Beweisrecht
Alternativkommentar ZPO
vor § 373 Randnummer 24

Wenn einem Reiz Aufmerksamkeit zugewendet wird, sprechen Physiologen von Orientierungsreaktionen (vgl. Schulz Psychologie VI, S. 833 f.). Für den Juristen ist es wichtig, etwas darüber zu wissen, wann Orientierungsreaktionen ausgelöst werden, weil ihm das Beurteilungsmöglichkeiten darüber eröffnet, welchen Aspekten einer Situation oder eines Ereignisses der Zeuge seine Aufmerksamkeit zugewendet hat (vgl. zur Aufmerksamkeit auch Flechtner S. 49 ff.). Nach einem von Schulz (a.a.O.) beschriebenen Modell wird angenommen, daß es Neuronenverbände gibt, welche die Eigenschaften früherer Reize wie Modalität, Intensität, Dauer und Reihenfolge der Darbietung gespeichert haben. Neu eintreffende sensorische Daten werden mit dem gespeicherten Modell verglichen, und bei Nichtübereinstimmung kommt es zu Entladungen des ARAS. Diese gesteigerte Aktivität führt zur Orientierungsreaktion mit einer Exploration der neuen Situation.
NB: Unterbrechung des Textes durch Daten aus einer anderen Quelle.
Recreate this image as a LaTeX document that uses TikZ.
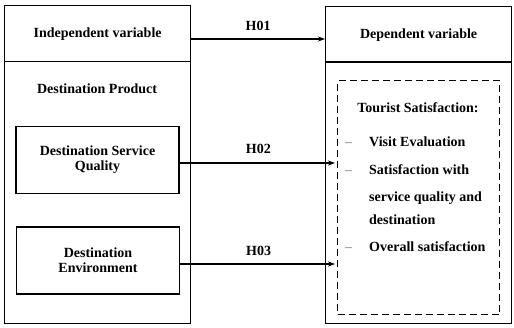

Damit sind Neuheit, Veränderung und Kontrast in einer Reizkonstellation die wichtigsten außenweltlichen Auslöser für Orientierungsreaktionen. Doch entscheiden die außenweltlichen Potentiale nicht allein über die Aufmerksamkeitszuwendung. Diese hängt vielmehr im weiteren von inneren Dispositionen des in einer bestimmten Situation befindlichen Subjekts ab, seinen Interessen, Bedürfnissen, Motiven und Erfahrungen. Aufmerksamkeitszuwendung auf Grund äußerer Reizkonstellationen und Aufmerksamkeitszuwendung auf Grund interner Dispositionen interagieren miteinander. Sie können sich gegenseitig ergänzen und verstärken, aber auch stören und behindern. In jedem Fall muß daher ein Richter sein Augenmerk sowohl auf die äußere Reizkonstellation als auch auf die physischen und psychischen Dispositionen des Zeugen richten (vgl. dazu und zum folgenden Bender VGT 83, 325, 326 ff.; Szewczyk Psychologie XIV, S. 776 ff.; Trankell S. 13 ff.).